According to Russian legislation on military discipline, a soldier can only be transferred to a penal unit if convicted by a military court. None of the people who told Reuters of soldiers being sent to Storm-Z said the men had participated in a court hearing. Contacted last week, the soldier from unit no. 40318 said there were no court hearings involved in such transfers, and Igor, the Storm-Z fighter, said he had no knowledge of court hearings having taken place.

The Geneva convention, a set of international rules of war, doesn’t cover soldiers being punished by their own side.


One group of about 20 Storm-Z fighters in Zaporizhzhia, who were part of unit number 22179, decided they’d had enough of their treatment, refused an order to go back to the frontline, and recorded a June 28 video complaining about their treatment. Reuters called numbers listed for the unit, but they were out of operation.

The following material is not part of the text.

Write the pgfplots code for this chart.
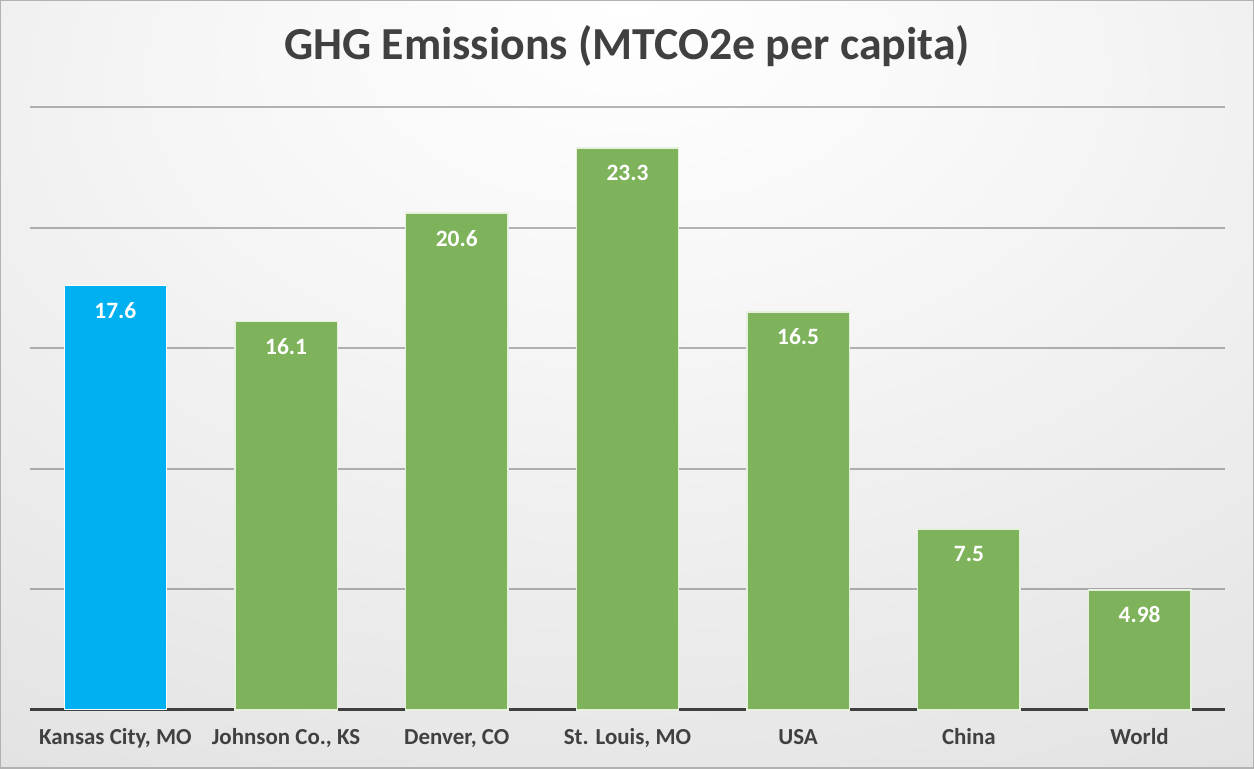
\documentclass[border=0pt]{standalone}
\usepackage{pgfplots}
\pgfplotsset{compat=1.18}
\usepackage{fontspec}
\setmainfont{Carlito}
\definecolor{txt}{HTML}{404040}
\definecolor{kcblue}{HTML}{00B0F0}
\definecolor{grn}{HTML}{7EB35B}
\pgfdeclareradialshading{bg}{\pgfpoint{0bp}{25bp}}{color(0bp)=(white); color(15bp)=(white!97!black); color(80bp)=(white!80!black); color(100bp)=(white!78!black)}
\begin{document}
\begin{tikzpicture}[x=1bp,y=1bp]
\path[use as bounding box] (0,0) rectangle (1254,769);
\shade[shading=bg] (0,0) rectangle (1254,769);
\draw[white!70!black, line width=1.5bp] (0.75,0.75) rectangle (1253.25,768.25);
\node[font=\bfseries\fontsize{46}{52}\selectfont, text=txt] at (627,723) {GHG Emissions (MTCO2e per capita)};
\begin{axis}[
  at={(30bp,59bp)}, anchor=south west,
  width=1195bp, height=603bp, scale only axis,
  xmin=-0.5, xmax=6.5, ymin=0, ymax=25,
  axis x line=bottom, axis y line=left,
  y axis line style={draw=none},
  x axis line style={-, line width=3bp, draw=txt},
  ytick={5,10,15,20,25}, yticklabels={},
  ymajorgrids,
  grid style={black, opacity=0.28, line width=2bp},
  xtick={0,...,6},
  xticklabels={{Kansas City, MO}, {Johnson Co., KS}, {Denver, CO}, {St. Louis, MO}, USA, China, World},
  xticklabel style={font=\bfseries\fontsize{23}{27}\selectfont, text=txt, anchor=base, yshift=-35bp},
  major tick length=0pt,
  tick style={draw=none},
  clip=false,
  ybar, bar width=0.6, bar shift=0pt,
  nodes near coords,
  point meta=explicit symbolic,
  every node near coord/.append style={font=\bfseries\fontsize{23.5}{27}\selectfont, text=white, anchor=center, yshift=-25bp},
]
\addplot[fill=kcblue, draw=white, line width=1bp] coordinates {(0,17.6) [17.6]};
\addplot[fill=grn, draw=white!80!grn, line width=1.5bp] coordinates {
(1,16.1) [16.1]
(2,20.6) [20.6]
(3,23.3) [23.3]
(4,16.5) [16.5]
(5,7.5) [7.5]
(6,4.98) [4.98]
};
\end{axis}
\end{tikzpicture}
\end{document}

“On the frontline, where we’ve been, we did not get deliveries of ammunition. We did not get water or food. The injured were not taken away: still now the dead are rotting,” said a fighter in the video, whom Reuters was unable to identify.

“We’re given dreadful orders that are not even worth carrying out,” he added. “We refuse to continue carrying out combat missions.”

Reuters established the identities of two of the fighters involved in the revolt, and spoke to a relative of each man who corroborated the account in the video, which was published on June 28 by Gulagu.net, a France-based campaign group for Russian prisoners’ rights, and reviewed by Reuters.

After the video was published, military police officers beat up the two fighters, and others in their squad, as punishment for their revolt, the two relatives said. Since then, they said the two fighters had told them that conditions had improved but they did not know when the men would be allowed to quit the military.

Russian officials have made no public comment about the incident, and the defence ministry didn’t reply to Reuters queries.

The family member of one of the soldiers in the revolt, a man from Siberia who had volunteered to join Storm-Z from prison, said she dreaded news from the front.

“My God, let this end soon,” she said of the war.